The Department of Modern and Classical Languages at Hope College will feature the address “The Congolese Writer and Poet Kama Sywor Kamanda and the Quest for the Absolute” by Dr. Isabelle Cata of the Grand Valley State University French faculty on Wednesday, Oct. 21, at 4:30 p.m. in the Fried-Hemenway Auditorium (room 135) of the Martha Miller Center for Global Communication.

 

The public is invited.  Admission is free.

Cata has taught at Grand Valley State University since 1993 as a specialist of 19th and 20th century French and Francophone literature and culture.  She has been working since 2002 on the poetry and tales of Kama Sywor Kamanda (born in 1952 in the Democratic Republic of Congo or Congo-Kinshasa), and her book “La Quête du rêve absolu: Recréer le monde, pénétrer l'infini, mesurer le néant: Une réflexion critique sur l'oeuvre de Kama Sywor Kamanda” is forthcoming from Dagan Editions on November 15 of this year.

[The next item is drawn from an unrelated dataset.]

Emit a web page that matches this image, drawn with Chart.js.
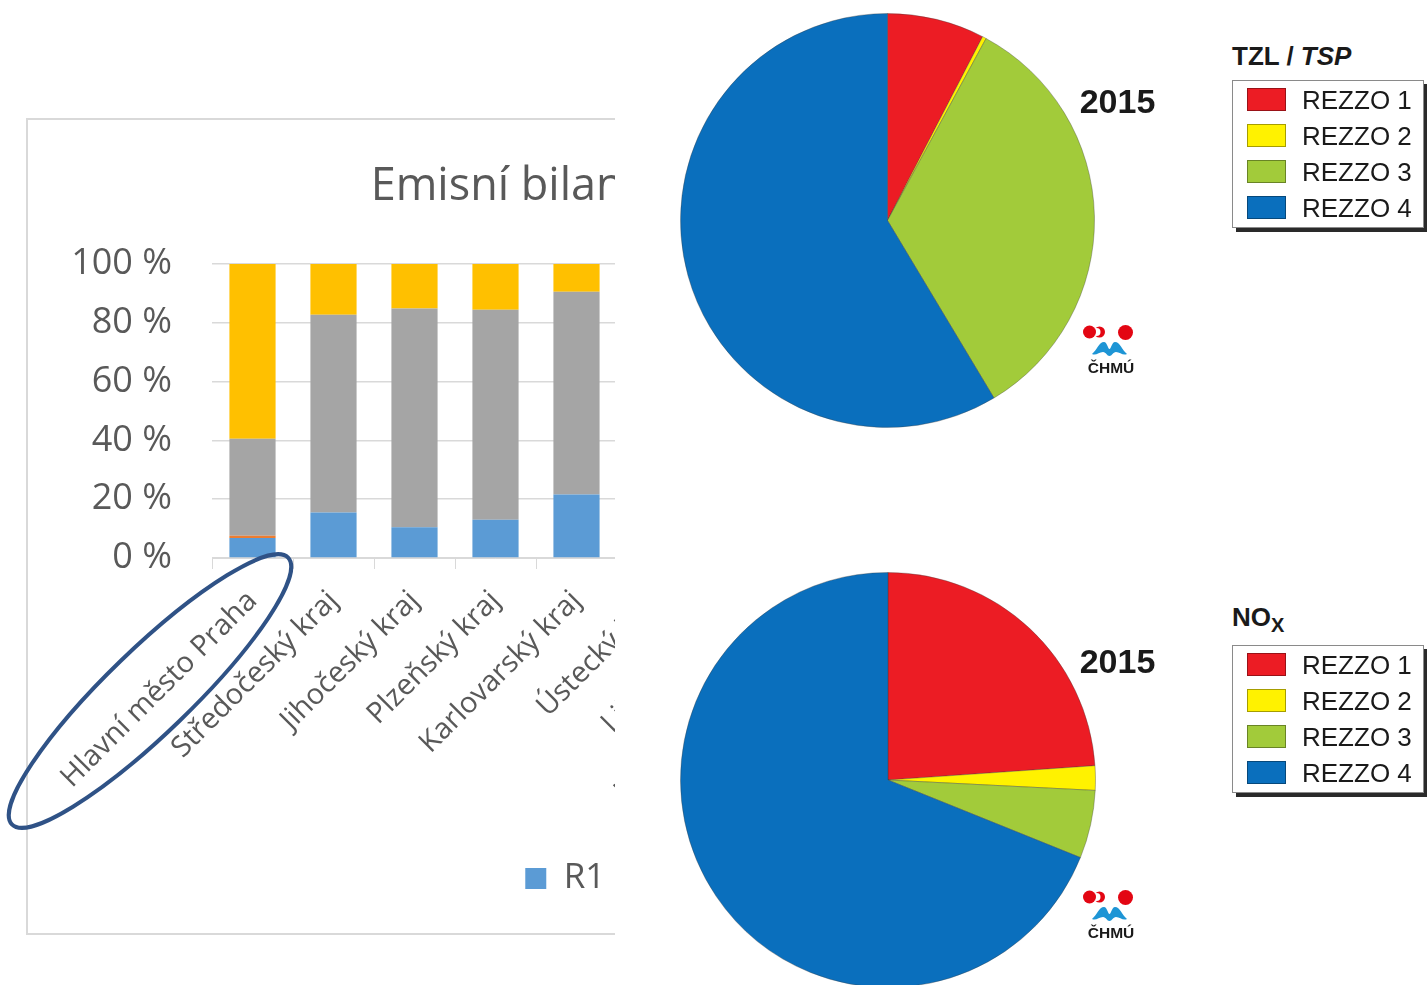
<!DOCTYPE html>
<html>
<head>
<meta charset="utf-8">
<script src="https://cdn.jsdelivr.net/npm/chart.js@4.4.1/dist/chart.umd.min.js"></script>
<style>
  body { margin: 0; width: 1427px; height: 985px; overflow: hidden; background: #fff; position: relative; font-family: "Liberation Sans", Arial, sans-serif; }
  #barClip { position: absolute; left: 0; top: 0; width: 615px; height: 985px; overflow: hidden; }
  #panel { position: absolute; left: 26px; top: 118px; width: 1344px; height: 817px; border: 2px solid #d9d9d9; box-sizing: border-box; background: #fff; }
  #panel canvas { position: absolute; left: 1px; top: 0; }
  .pie { position: absolute; left: 680px; }
  .year { position: absolute; left: 1070px; width: 95px; text-align: center; font-weight: bold; font-size: 34px; line-height: 40px; color: #1a1a1a; }
  .legTitle { position: absolute; left: 1232px; font-weight: bold; font-size: 26px; line-height: 30px; color: #1a1a1a; }
  .legTitle sub { font-size: 20px; vertical-align: -6px; }
  .legBox { position: absolute; left: 1232px; width: 192px; height: 148px; border: 1px solid #8a8a8a; box-sizing: border-box; background: #fff; box-shadow: 4px 4px 0 #2a2a2a; }
  .legRow { position: absolute; left: 0; height: 30px; width: 190px; }
  .legRow .sw { position: absolute; left: 14px; top: 3px; width: 39px; height: 23px; box-sizing: border-box; border: 1px solid rgba(0,0,0,0.35); }
  .legRow .tx { position: absolute; left: 69px; top: 0; font-size: 26px; line-height: 30px; color: #1a1a1a; }
  .logo { position: absolute; left: 1083px; width: 52px; height: 54px; }
  #ring { position: absolute; left: 0; top: 0; pointer-events: none; }
</style>
</head>
<body>
<div id="barClip">
  <div id="panel"><canvas id="barChart" width="1339" height="813"></canvas></div>
</div>

<canvas id="pieTzl" class="pie" width="415" height="415" style="top:13px"></canvas>
<canvas id="pieNox" class="pie" width="416" height="416" style="top:572px"></canvas>

<div class="year" style="top:81px">2015</div>
<div class="year" style="top:641px">2015</div>

<div class="legTitle" style="top:41px">TZL / <i>TSP</i></div>
<div class="legTitle" style="top:602px">NO<sub>X</sub></div>
<div class="legBox" id="legTzl" style="top:80px"></div>
<div class="legBox" id="legNox" style="top:645px"></div>

<svg class="logo" style="top:323px" viewBox="0 0 52 54">
  <circle cx="16.5" cy="9" r="5.5" fill="#e30613"/>
  <circle cx="13.5" cy="9" r="4" fill="#fff"/>
  <circle cx="6.5" cy="9" r="6.5" fill="#e30613"/>
  <circle cx="42.5" cy="9.5" r="7.5" fill="#e30613"/>
  <path d="M9 31 C14 27 16 19 21 19 C24 19 25 26 26.5 26 C28 26 29 19 32 19 C37 19 39 27 44 31 C40 33 37 29 33 29 C30 29 29 33 26.5 33 C24 33 23 29 20 29 C16 29 13 33 9 31 Z" fill="#1e95d5"/>
  <text x="28" y="50" text-anchor="middle" font-family="Liberation Sans" font-weight="bold" font-size="15.5" fill="#1a1a1a">ČHMÚ</text>
</svg>
<svg class="logo" style="top:888px" viewBox="0 0 52 54">
  <circle cx="16.5" cy="9" r="5.5" fill="#e30613"/>
  <circle cx="13.5" cy="9" r="4" fill="#fff"/>
  <circle cx="6.5" cy="9" r="6.5" fill="#e30613"/>
  <circle cx="42.5" cy="9.5" r="7.5" fill="#e30613"/>
  <path d="M9 31 C14 27 16 19 21 19 C24 19 25 26 26.5 26 C28 26 29 19 32 19 C37 19 39 27 44 31 C40 33 37 29 33 29 C30 29 29 33 26.5 33 C24 33 23 29 20 29 C16 29 13 33 9 31 Z" fill="#1e95d5"/>
  <text x="28" y="50" text-anchor="middle" font-family="Liberation Sans" font-weight="bold" font-size="15.5" fill="#1a1a1a">ČHMÚ</text>
</svg>

<svg id="ring" width="1427" height="985">
  <ellipse cx="150" cy="691" rx="192" ry="42" transform="rotate(-44 150 691)" fill="none" stroke="#2f5286" stroke-width="4"/>
</svg>

<script>
// Emission shares by region (%), stacked R1..R4 - only the first five regions are visible
const regions = ['Hlavní město Praha', 'Středočeský kraj', 'Jihočeský kraj', 'Plzeňský kraj',
  'Karlovarský kraj', 'Ústecký kraj', 'Liberecký kraj', 'Královéhradecký kraj', 'Pardubický kraj',
  'Kraj Vysočina', 'Jihomoravský kraj', 'Olomoucký kraj', 'Zlínský kraj', 'Moravskoslezský kraj'];
const r1 = [6.8, 15.5, 10.5, 13.0, 21.6, null, null, null, null, null, null, null, null, null];
const r2 = [0.8, 0, 0, 0, 0, null, null, null, null, null, null, null, null, null];
const r3 = [33.0, 67.2, 74.4, 71.4, 69.0, null, null, null, null, null, null, null, null, null];
const r4 = [59.4, 17.3, 15.1, 15.6, 9.4, null, null, null, null, null, null, null, null, null];
const yTicks = [0, 20, 40, 60, 80, 100];

// REZZO shares for 2015 (%)
const rezzo = ['REZZO 1', 'REZZO 2', 'REZZO 3', 'REZZO 4'];
const tzl2015 = [7.6, 0.3, 33.5, 58.6];
const nox2015 = [23.9, 1.9, 5.3, 68.9];

const rezzoColors = ['#ec1c24', '#fff200', '#a2cb3a', '#0a6fbd'];
const excelText = '#595959';
const excelGrid = '#d9d9d9';

// Excel centres its legend a little right of the canvas middle
const legendShift = {
  id: 'legendShift',
  afterLayout(chart) {
    chart.legend.left += 25;
    chart.legend.right += 25;
  }
};

new Chart(document.getElementById('barChart'), {
  type: 'bar',
  data: {
    labels: regions,
    datasets: [
      { label: 'R1', data: r1, backgroundColor: '#5b9bd5' },
      { label: 'R2', data: r2, backgroundColor: '#ed7d31' },
      { label: 'R3', data: r3, backgroundColor: '#a5a5a5' },
      { label: 'R4', data: r4, backgroundColor: '#ffc000' }
    ]
  },
  options: {
    responsive: false,
    animation: false,
    layout: { padding: { left: 0, right: 22, top: 0, bottom: 27 } },
    datasets: { bar: { categoryPercentage: 1, barPercentage: 0.57 } },
    scales: {
      x: {
        stacked: true,
        grid: { offset: true, drawOnChartArea: false, tickLength: 11, color: excelGrid },
        border: { color: excelGrid },
        ticks: {
          minRotation: 45, maxRotation: 45, autoSkip: false, padding: 15,
          color: excelText, font: { family: 'Open Sans', size: 29 }
        },
        afterFit: scale => { scale.height = 285; }
      },
      y: {
        stacked: true,
        min: 0, max: 100,
        afterBuildTicks: scale => { scale.ticks = yTicks.map(v => ({ value: v })); },
        ticks: {
          padding: 40, color: excelText,
          font: { family: 'Open Sans', size: 36 },
          callback: v => v + ' %'
        },
        grid: { color: excelGrid, drawTicks: false, lineWidth: 1.5 },
        border: { display: false },
        afterFit: scale => { scale.width = 183; }
      }
    },
    plugins: {
      title: {
        display: true,
        text: 'Emisní bilance TZL podle krajů',
        color: excelText,
        font: { family: 'Open Sans', size: 45, weight: 'normal' },
        padding: { top: 40, bottom: 50 }
      },
      legend: {
        position: 'bottom',
        labels: {
          boxWidth: 21, boxHeight: 21, padding: 18,
          color: excelText, font: { family: 'Open Sans', size: 35 }
        }
      },
      tooltip: { enabled: false }
    }
  },
  plugins: [legendShift]
});

function makePie(id, values) {
  new Chart(document.getElementById(id), {
    type: 'pie',
    data: {
      labels: rezzo,
      datasets: [{
        data: values,
        backgroundColor: rezzoColors,
        borderColor: 'rgba(60,60,60,0.35)',
        borderWidth: 1
      }]
    },
    options: {
      responsive: false,
      animation: false,
      layout: { padding: 0 },
      plugins: { legend: { display: false }, tooltip: { enabled: false } }
    }
  });
}
makePie('pieTzl', tzl2015);
makePie('pieNox', nox2015);

// framed legends beside the pies
function fillLegend(id) {
  const box = document.getElementById(id);
  rezzo.forEach((name, i) => {
    const row = document.createElement('div');
    row.className = 'legRow';
    row.style.top = (4 + i * 36) + 'px';
    row.innerHTML = '<div class="sw" style="background:' + rezzoColors[i] + '"></div><div class="tx">' + name + '</div>';
    box.appendChild(row);
  });
}
fillLegend('legTzl');
fillLegend('legNox');
</script>
</body>
</html>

Cata was born in Paris, France, and lived in Guadeloupe in the French West Indies, Kenya and Ivory Coast between the ages of two and 15.  After returning to France and completing her high school education in Versailles and Paris, she decided to pursue a B.A. or Licence in English and Spanish from the Sorbonne. After her mother married an American, she moved to Los Angeles, California, and completed a doctorate in French at the University of Southern California in 1993.  She also holds a master’s degree in counseling psychology from Western Michigan University.  Her first book, a revision of her dissertation and titled “Le Siddhartha de Victor Segalen: Une dé-sorientation,” about a work by the French writer Victor Segalen (1878-1919), was published in 2008 by L'Harmatan in Paris.

The Martha Miller Center for Global Communication is located at 257 Columbia Ave., at the corner of Columbia Avenue and 10th Street.